Would you quote the material below in full and unchanged?
>> start Records to process
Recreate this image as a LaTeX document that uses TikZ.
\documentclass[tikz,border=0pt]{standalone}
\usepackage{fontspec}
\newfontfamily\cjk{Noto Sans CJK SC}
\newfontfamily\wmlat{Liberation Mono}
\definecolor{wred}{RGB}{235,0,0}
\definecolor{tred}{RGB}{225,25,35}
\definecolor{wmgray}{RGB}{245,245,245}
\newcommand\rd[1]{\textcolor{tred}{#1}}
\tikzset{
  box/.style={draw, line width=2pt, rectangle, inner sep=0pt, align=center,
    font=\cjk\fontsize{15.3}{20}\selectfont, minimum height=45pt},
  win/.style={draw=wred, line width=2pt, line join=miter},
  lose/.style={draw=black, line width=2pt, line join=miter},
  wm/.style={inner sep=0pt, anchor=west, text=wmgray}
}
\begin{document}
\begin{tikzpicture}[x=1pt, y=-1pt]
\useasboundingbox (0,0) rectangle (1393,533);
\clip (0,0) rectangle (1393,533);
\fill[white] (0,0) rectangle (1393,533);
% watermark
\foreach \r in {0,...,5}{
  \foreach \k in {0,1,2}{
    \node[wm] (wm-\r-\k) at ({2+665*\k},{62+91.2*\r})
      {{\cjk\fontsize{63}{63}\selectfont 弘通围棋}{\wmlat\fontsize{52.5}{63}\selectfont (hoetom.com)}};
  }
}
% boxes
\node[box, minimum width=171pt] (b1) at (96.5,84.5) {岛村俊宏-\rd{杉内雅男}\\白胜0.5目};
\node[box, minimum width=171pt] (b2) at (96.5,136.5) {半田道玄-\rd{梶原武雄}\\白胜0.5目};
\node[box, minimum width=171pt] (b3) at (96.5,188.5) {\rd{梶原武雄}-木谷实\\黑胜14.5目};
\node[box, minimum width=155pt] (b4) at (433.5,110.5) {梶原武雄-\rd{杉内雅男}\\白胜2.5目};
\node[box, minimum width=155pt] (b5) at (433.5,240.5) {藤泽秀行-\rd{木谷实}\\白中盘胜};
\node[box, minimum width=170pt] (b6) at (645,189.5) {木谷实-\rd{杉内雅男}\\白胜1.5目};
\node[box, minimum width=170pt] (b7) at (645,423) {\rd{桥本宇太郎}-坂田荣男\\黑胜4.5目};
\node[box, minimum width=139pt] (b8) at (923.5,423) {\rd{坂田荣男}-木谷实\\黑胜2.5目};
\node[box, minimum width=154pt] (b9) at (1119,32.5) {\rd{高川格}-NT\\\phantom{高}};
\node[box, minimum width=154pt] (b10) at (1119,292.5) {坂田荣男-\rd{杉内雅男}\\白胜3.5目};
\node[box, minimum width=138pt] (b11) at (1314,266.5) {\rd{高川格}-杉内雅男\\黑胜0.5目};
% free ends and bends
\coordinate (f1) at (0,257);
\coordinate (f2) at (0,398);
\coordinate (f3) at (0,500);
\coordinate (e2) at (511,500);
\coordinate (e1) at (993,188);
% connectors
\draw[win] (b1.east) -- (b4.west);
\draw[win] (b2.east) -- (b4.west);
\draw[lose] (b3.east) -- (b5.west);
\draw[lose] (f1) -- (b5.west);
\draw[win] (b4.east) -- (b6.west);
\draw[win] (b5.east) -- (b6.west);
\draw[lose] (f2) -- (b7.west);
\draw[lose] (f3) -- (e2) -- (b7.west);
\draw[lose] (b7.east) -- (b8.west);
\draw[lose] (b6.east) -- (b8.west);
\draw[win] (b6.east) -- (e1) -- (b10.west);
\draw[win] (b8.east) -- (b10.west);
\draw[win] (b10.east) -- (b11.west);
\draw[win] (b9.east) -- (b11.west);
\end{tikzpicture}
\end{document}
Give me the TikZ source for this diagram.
>> end Records to process
Task output:
Recreate this image as a LaTeX document that uses TikZ.
\documentclass[tikz,border=0pt]{standalone}
\usepackage{fontspec}
\newfontfamily\cjk{Noto Sans CJK SC}
\newfontfamily\wmlat{Liberation Mono}
\definecolor{wred}{RGB}{235,0,0}
\definecolor{tred}{RGB}{225,25,35}
\definecolor{wmgray}{RGB}{245,245,245}
\newcommand\rd[1]{\textcolor{tred}{#1}}
\tikzset{
  box/.style={draw, line width=2pt, rectangle, inner sep=0pt, align=center,
    font=\cjk\fontsize{15.3}{20}\selectfont, minimum height=45pt},
  win/.style={draw=wred, line width=2pt, line join=miter},
  lose/.style={draw=black, line width=2pt, line join=miter},
  wm/.style={inner sep=0pt, anchor=west, text=wmgray}
}
\begin{document}
\begin{tikzpicture}[x=1pt, y=-1pt]
\useasboundingbox (0,0) rectangle (1393,533);
\clip (0,0) rectangle (1393,533);
\fill[white] (0,0) rectangle (1393,533);
% watermark
\foreach \r in {0,...,5}{
  \foreach \k in {0,1,2}{
    \node[wm] (wm-\r-\k) at ({2+665*\k},{62+91.2*\r})
      {{\cjk\fontsize{63}{63}\selectfont 弘通围棋}{\wmlat\fontsize{52.5}{63}\selectfont (hoetom.com)}};
  }
}
% boxes
\node[box, minimum width=171pt] (b1) at (96.5,84.5) {岛村俊宏-\rd{杉内雅男}\\白胜0.5目};
\node[box, minimum width=171pt] (b2) at (96.5,136.5) {半田道玄-\rd{梶原武雄}\\白胜0.5目};
\node[box, minimum width=171pt] (b3) at (96.5,188.5) {\rd{梶原武雄}-木谷实\\黑胜14.5目};
\node[box, minimum width=155pt] (b4) at (433.5,110.5) {梶原武雄-\rd{杉内雅男}\\白胜2.5目};
\node[box, minimum width=155pt] (b5) at (433.5,240.5) {藤泽秀行-\rd{木谷实}\\白中盘胜};
\node[box, minimum width=170pt] (b6) at (645,189.5) {木谷实-\rd{杉内雅男}\\白胜1.5目};
\node[box, minimum width=170pt] (b7) at (645,423) {\rd{桥本宇太郎}-坂田荣男\\黑胜4.5目};
\node[box, minimum width=139pt] (b8) at (923.5,423) {\rd{坂田荣男}-木谷实\\黑胜2.5目};
\node[box, minimum width=154pt] (b9) at (1119,32.5) {\rd{高川格}-NT\\\phantom{高}};
\node[box, minimum width=154pt] (b10) at (1119,292.5) {坂田荣男-\rd{杉内雅男}\\白胜3.5目};
\node[box, minimum width=138pt] (b11) at (1314,266.5) {\rd{高川格}-杉内雅男\\黑胜0.5目};
% free ends and bends
\coordinate (f1) at (0,257);
\coordinate (f2) at (0,398);
\coordinate (f3) at (0,500);
\coordinate (e2) at (511,500);
\coordinate (e1) at (993,188);
% connectors
\draw[win] (b1.east) -- (b4.west);
\draw[win] (b2.east) -- (b4.west);
\draw[lose] (b3.east) -- (b5.west);
\draw[lose] (f1) -- (b5.west);
\draw[win] (b4.east) -- (b6.west);
\draw[win] (b5.east) -- (b6.west);
\draw[lose] (f2) -- (b7.west);
\draw[lose] (f3) -- (e2) -- (b7.west);
\draw[lose] (b7.east) -- (b8.west);
\draw[lose] (b6.east) -- (b8.west);
\draw[win] (b6.east) -- (e1) -- (b10.west);
\draw[win] (b8.east) -- (b10.west);
\draw[win] (b10.east) -- (b11.west);
\draw[win] (b9.east) -- (b11.west);
\end{tikzpicture}
\end{document}
Give me the TikZ source for this diagram.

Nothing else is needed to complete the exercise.